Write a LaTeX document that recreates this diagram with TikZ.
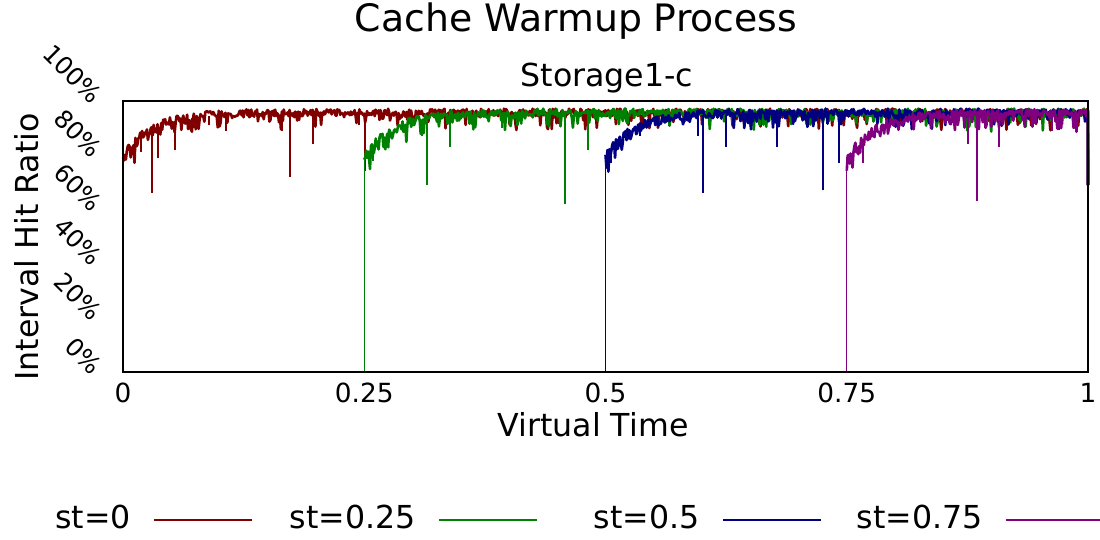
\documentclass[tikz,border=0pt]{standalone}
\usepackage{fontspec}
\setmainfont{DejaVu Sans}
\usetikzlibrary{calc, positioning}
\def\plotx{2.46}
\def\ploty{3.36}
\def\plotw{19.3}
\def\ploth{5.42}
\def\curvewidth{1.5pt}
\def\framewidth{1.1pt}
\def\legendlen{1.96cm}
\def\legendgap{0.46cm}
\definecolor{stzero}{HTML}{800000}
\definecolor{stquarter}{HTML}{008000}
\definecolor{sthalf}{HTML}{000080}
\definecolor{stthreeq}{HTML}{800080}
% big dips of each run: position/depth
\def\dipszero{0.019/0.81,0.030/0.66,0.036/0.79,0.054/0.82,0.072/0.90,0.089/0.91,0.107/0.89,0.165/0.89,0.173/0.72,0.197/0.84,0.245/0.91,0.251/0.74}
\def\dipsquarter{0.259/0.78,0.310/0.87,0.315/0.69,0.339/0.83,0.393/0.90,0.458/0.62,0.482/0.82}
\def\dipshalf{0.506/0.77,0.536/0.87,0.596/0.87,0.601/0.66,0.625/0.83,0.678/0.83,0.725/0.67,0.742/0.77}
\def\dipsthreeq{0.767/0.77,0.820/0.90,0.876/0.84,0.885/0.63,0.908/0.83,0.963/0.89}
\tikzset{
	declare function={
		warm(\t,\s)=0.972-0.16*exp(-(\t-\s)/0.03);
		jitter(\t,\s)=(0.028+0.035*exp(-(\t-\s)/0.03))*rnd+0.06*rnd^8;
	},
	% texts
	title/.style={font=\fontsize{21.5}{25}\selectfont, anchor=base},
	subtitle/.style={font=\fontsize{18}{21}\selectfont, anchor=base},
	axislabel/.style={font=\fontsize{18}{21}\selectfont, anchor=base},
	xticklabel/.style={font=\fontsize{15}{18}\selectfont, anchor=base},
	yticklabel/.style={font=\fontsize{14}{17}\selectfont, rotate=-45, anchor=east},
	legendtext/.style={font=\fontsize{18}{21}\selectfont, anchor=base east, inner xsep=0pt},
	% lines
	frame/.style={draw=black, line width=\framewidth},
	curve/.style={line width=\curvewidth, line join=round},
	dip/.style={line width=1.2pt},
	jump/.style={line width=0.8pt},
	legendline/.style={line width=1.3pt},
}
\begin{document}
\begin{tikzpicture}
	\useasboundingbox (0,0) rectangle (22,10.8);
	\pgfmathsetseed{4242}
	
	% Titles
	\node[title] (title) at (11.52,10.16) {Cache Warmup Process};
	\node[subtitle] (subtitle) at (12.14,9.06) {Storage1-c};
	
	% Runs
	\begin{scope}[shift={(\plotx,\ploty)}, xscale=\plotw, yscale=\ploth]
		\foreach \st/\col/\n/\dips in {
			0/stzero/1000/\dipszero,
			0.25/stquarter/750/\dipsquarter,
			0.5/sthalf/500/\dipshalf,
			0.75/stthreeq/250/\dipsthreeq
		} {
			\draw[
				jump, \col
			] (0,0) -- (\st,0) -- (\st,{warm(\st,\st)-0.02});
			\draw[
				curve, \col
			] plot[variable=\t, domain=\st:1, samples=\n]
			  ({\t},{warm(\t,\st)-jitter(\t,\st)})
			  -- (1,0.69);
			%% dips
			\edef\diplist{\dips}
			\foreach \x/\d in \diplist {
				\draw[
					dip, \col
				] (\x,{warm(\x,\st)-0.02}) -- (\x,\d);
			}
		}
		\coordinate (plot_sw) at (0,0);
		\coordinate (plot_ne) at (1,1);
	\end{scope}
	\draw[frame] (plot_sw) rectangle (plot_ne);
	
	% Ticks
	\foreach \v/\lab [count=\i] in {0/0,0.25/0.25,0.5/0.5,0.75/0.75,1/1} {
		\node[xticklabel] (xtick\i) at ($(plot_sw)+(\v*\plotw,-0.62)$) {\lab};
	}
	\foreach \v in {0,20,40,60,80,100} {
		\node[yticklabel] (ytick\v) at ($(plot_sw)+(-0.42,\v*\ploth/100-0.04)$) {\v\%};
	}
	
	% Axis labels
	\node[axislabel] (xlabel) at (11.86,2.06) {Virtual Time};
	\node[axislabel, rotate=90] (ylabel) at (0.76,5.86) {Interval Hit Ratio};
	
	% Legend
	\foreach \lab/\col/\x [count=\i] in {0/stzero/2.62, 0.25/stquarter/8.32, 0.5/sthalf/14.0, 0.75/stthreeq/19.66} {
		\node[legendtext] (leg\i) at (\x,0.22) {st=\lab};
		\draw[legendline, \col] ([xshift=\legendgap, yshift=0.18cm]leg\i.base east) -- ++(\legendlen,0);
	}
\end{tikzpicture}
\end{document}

※

* _WORK INSTRUCTIONS_
Retype each line of the listing above word for word. Exclude the pictures.

* _SOLUTION_
Write a LaTeX document that recreates this diagram with TikZ.
\documentclass[tikz,border=0pt]{standalone}
\usepackage{fontspec}
\setmainfont{DejaVu Sans}
\usetikzlibrary{calc, positioning}
\def\plotx{2.46}
\def\ploty{3.36}
\def\plotw{19.3}
\def\ploth{5.42}
\def\curvewidth{1.5pt}
\def\framewidth{1.1pt}
\def\legendlen{1.96cm}
\def\legendgap{0.46cm}
\definecolor{stzero}{HTML}{800000}
\definecolor{stquarter}{HTML}{008000}
\definecolor{sthalf}{HTML}{000080}
\definecolor{stthreeq}{HTML}{800080}
% big dips of each run: position/depth
\def\dipszero{0.019/0.81,0.030/0.66,0.036/0.79,0.054/0.82,0.072/0.90,0.089/0.91,0.107/0.89,0.165/0.89,0.173/0.72,0.197/0.84,0.245/0.91,0.251/0.74}
\def\dipsquarter{0.259/0.78,0.310/0.87,0.315/0.69,0.339/0.83,0.393/0.90,0.458/0.62,0.482/0.82}
\def\dipshalf{0.506/0.77,0.536/0.87,0.596/0.87,0.601/0.66,0.625/0.83,0.678/0.83,0.725/0.67,0.742/0.77}
\def\dipsthreeq{0.767/0.77,0.820/0.90,0.876/0.84,0.885/0.63,0.908/0.83,0.963/0.89}
\tikzset{
	declare function={
		warm(\t,\s)=0.972-0.16*exp(-(\t-\s)/0.03);
		jitter(\t,\s)=(0.028+0.035*exp(-(\t-\s)/0.03))*rnd+0.06*rnd^8;
	},
	% texts
	title/.style={font=\fontsize{21.5}{25}\selectfont, anchor=base},
	subtitle/.style={font=\fontsize{18}{21}\selectfont, anchor=base},
	axislabel/.style={font=\fontsize{18}{21}\selectfont, anchor=base},
	xticklabel/.style={font=\fontsize{15}{18}\selectfont, anchor=base},
	yticklabel/.style={font=\fontsize{14}{17}\selectfont, rotate=-45, anchor=east},
	legendtext/.style={font=\fontsize{18}{21}\selectfont, anchor=base east, inner xsep=0pt},
	% lines
	frame/.style={draw=black, line width=\framewidth},
	curve/.style={line width=\curvewidth, line join=round},
	dip/.style={line width=1.2pt},
	jump/.style={line width=0.8pt},
	legendline/.style={line width=1.3pt},
}
\begin{document}
\begin{tikzpicture}
	\useasboundingbox (0,0) rectangle (22,10.8);
	\pgfmathsetseed{4242}
	
	% Titles
	\node[title] (title) at (11.52,10.16) {Cache Warmup Process};
	\node[subtitle] (subtitle) at (12.14,9.06) {Storage1-c};
	
	% Runs
	\begin{scope}[shift={(\plotx,\ploty)}, xscale=\plotw, yscale=\ploth]
		\foreach \st/\col/\n/\dips in {
			0/stzero/1000/\dipszero,
			0.25/stquarter/750/\dipsquarter,
			0.5/sthalf/500/\dipshalf,
			0.75/stthreeq/250/\dipsthreeq
		} {
			\draw[
				jump, \col
			] (0,0) -- (\st,0) -- (\st,{warm(\st,\st)-0.02});
			\draw[
				curve, \col
			] plot[variable=\t, domain=\st:1, samples=\n]
			  ({\t},{warm(\t,\st)-jitter(\t,\st)})
			  -- (1,0.69);
			%% dips
			\edef\diplist{\dips}
			\foreach \x/\d in \diplist {
				\draw[
					dip, \col
				] (\x,{warm(\x,\st)-0.02}) -- (\x,\d);
			}
		}
		\coordinate (plot_sw) at (0,0);
		\coordinate (plot_ne) at (1,1);
	\end{scope}
	\draw[frame] (plot_sw) rectangle (plot_ne);
	
	% Ticks
	\foreach \v/\lab [count=\i] in {0/0,0.25/0.25,0.5/0.5,0.75/0.75,1/1} {
		\node[xticklabel] (xtick\i) at ($(plot_sw)+(\v*\plotw,-0.62)$) {\lab};
	}
	\foreach \v in {0,20,40,60,80,100} {
		\node[yticklabel] (ytick\v) at ($(plot_sw)+(-0.42,\v*\ploth/100-0.04)$) {\v\%};
	}
	
	% Axis labels
	\node[axislabel] (xlabel) at (11.86,2.06) {Virtual Time};
	\node[axislabel, rotate=90] (ylabel) at (0.76,5.86) {Interval Hit Ratio};
	
	% Legend
	\foreach \lab/\col/\x [count=\i] in {0/stzero/2.62, 0.25/stquarter/8.32, 0.5/sthalf/14.0, 0.75/stthreeq/19.66} {
		\node[legendtext] (leg\i) at (\x,0.22) {st=\lab};
		\draw[legendline, \col] ([xshift=\legendgap, yshift=0.18cm]leg\i.base east) -- ++(\legendlen,0);
	}
\end{tikzpicture}
\end{document}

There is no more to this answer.